The IUCN, founded in 1948 as the world’s first global environmental organization, has more than 1,300 state and nongovernmental organization members. It has official-observer status at the United Nations General Assembly, meaning it can directly address members there and influence policy.
Past IUCN Congress motions and resulting resolutions have been key to developing landmark treaties such as the UNESCO World Heritage Convention, the Convention on International Trade in Endangered Species and the Convention on Biological Diversity.
“In four years, when the IUCN Congress is held somewhere else, we’re still going to be members,” Antolini said. “We’re still going to be engaged.”
Seven motions were introduced by the University of Hawaii’s Environmental Law Program.
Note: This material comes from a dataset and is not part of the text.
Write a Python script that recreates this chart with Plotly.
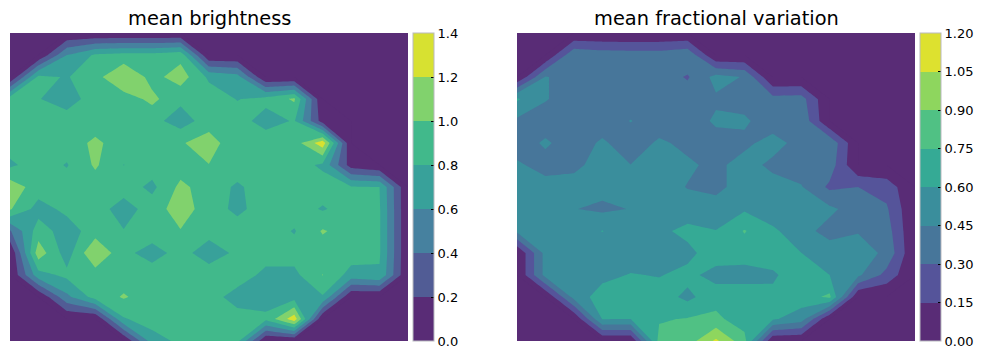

The International Union for Conservation of Nature’s World Conservation Congress convenes Sept. 1-10 at the Hawai‘i Convention Center.
Motion 051: International biofouling
Calls for cooperation among members to share best practices to prevent the introduction of invasive species through biofouling (the spread of invasive species attached to commercial vessels traversing the oceans)
Motion 052: Marine debris
Calls for developing practical solutions to prevent, reduce and manage marine debris globally
Motion 060: Pacific region climate resiliency action plan
Calls upon the Pacific region to develop a climate resiliency action plan as a contribution to the implementation of the COP21 Paris Agreement; also urges members in the Pacific islands to conserve the oceans, seas and marine resources
Motion 071: Community-based natural resource management
Calls for the IUCN to recognize and promote community-based natural resource management, including the support of community-based subsistence fishing practices
Motion 072: Aloha+ Challenge
Calls for the IUCN to incorporate local values, cultures and contexts for the implementation of the United Nations’ sustainable development goals
Motion 083: Affirmation of the role of indigenous cultures in global conservation efforts
Calls upon the IUCN, its director general and council to strongly affirm the value of indigenous peoples’ approaches and knowledge systems in helping to address the challenges facing global ecosystems
Motion 085: Environmental courts and tribunals
Recommends that the director general implement a framework for creating environmental courts and tribunals that can be useful in different legal cultures and political situations (Hawaii’s Environmental Court was established in 2015.)